> Given task: Output, word for word, every line from the start of the listing down to and including the line that contains "from plotly.subplots import make_subplots"; include nothing else.

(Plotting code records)
— Start —
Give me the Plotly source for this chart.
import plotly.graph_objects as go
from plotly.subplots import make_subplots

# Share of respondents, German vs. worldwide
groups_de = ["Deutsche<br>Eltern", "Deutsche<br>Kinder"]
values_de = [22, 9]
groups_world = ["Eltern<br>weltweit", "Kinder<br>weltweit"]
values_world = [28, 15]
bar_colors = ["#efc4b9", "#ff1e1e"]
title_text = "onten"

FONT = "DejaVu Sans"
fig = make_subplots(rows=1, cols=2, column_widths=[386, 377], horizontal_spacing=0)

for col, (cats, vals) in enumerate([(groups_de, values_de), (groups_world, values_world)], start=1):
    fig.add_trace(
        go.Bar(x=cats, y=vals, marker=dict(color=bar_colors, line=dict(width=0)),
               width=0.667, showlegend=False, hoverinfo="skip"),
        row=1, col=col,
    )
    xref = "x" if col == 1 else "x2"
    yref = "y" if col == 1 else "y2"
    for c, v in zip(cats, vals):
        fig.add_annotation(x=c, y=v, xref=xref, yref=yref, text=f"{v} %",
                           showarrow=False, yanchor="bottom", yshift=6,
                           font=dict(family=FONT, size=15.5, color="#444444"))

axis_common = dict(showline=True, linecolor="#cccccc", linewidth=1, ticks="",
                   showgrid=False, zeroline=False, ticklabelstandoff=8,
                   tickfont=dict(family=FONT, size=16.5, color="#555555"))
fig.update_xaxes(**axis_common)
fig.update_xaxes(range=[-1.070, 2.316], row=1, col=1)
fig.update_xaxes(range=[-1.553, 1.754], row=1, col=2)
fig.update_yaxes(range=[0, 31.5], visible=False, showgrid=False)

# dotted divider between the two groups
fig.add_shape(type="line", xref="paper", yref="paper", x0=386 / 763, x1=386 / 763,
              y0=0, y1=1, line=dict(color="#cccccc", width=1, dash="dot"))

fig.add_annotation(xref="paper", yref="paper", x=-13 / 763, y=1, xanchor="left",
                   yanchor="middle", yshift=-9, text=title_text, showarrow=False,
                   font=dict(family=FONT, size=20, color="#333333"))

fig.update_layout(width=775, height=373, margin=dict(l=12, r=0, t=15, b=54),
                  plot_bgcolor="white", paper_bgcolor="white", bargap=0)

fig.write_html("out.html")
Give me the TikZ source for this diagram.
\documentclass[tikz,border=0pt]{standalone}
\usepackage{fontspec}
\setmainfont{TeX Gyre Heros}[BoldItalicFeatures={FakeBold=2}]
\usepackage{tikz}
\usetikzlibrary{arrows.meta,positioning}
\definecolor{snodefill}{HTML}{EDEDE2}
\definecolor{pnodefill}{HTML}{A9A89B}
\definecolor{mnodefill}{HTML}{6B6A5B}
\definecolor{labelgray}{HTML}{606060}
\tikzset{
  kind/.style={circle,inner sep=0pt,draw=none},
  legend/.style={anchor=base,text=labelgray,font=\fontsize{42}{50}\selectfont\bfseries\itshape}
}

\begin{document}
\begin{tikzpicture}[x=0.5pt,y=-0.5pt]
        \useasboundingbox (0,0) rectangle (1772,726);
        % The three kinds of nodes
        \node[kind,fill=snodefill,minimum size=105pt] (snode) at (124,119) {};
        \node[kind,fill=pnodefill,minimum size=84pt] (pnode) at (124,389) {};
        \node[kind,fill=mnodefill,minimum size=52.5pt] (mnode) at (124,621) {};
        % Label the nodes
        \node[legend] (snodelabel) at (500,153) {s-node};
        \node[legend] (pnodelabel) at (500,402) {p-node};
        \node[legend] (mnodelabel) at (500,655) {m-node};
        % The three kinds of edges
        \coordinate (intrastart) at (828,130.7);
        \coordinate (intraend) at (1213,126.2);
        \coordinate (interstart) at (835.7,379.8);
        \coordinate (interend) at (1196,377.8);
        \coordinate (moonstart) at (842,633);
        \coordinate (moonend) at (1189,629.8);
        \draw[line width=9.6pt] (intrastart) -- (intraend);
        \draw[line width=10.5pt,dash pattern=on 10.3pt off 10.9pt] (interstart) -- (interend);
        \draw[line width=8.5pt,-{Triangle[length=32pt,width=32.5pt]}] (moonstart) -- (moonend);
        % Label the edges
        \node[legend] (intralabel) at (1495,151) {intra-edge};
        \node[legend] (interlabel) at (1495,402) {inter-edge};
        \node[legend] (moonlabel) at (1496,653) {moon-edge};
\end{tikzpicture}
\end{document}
— End —
> Solution to the problem:
Give me the Plotly source for this chart.
import plotly.graph_objects as go
from plotly.subplots import make_subplots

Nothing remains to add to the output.